A partir de 1968 –el año que se resiste a terminar para la política de Estados Unidos– los partidos dieron un paso adelante abriendo el proceso de nominación de candidatos presidenciales a los resultados de las primarias, que esencialmente sirven para repartir los delegados electos que forman parte de las convenciones nacionales. Estos escaparates de la democracia ya solo sirven para ratificar la legitimidad de las primarias.
Este proceso es gradual pero no indefinido. Los aspirantes tienen mucho que demostrar: capacidad de organización, generación de donaciones y voluntarios, además de apelar a los diversos grupos requeridos para ser competitivo. Este proceso es costoso y supone un desgaste, lo cual sumado a la envidia que generan Iowa y New Hampshire, explica la muerte súbita que supone el supermartes. Jornada en la que se adjudican 1.357 de los 1.991 delegados requeridos para ganar la nominación presidencial del Partido Demócrata.
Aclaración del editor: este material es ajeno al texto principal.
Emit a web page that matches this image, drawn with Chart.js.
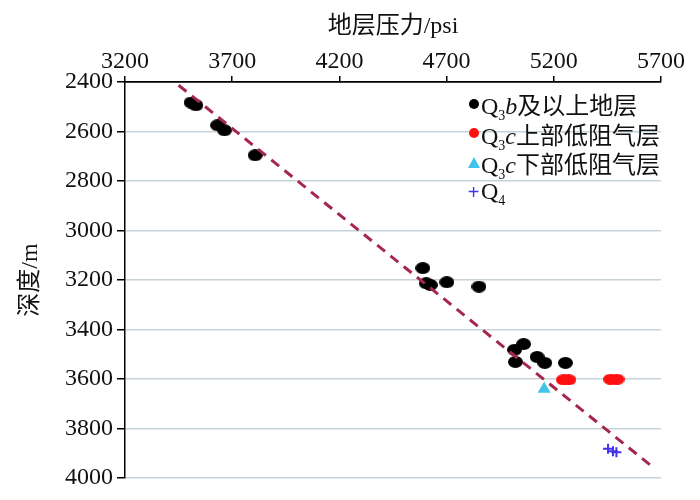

Este año, por eliminación el supermartes se ha convertido en un dilema entre moderados (Joe Biden) y radicales (Bernie Sanders). Sin embargo, como el reparto de delegados es proporcional cabe la posibilidad de que la evidente fractura dentro del Partido Demócrata impida llegar a la mayoría requerida de 1.991 delegados electos. Sobre todo, con la costosa distorsión que supone Michael Bloomberg. Y aquí es donde entra en juego el establishment del partido con sus 775 superdelegados no electos que pueden resultar decisivos pero también un defecto de nacimiento para competir contra Trump en noviembre.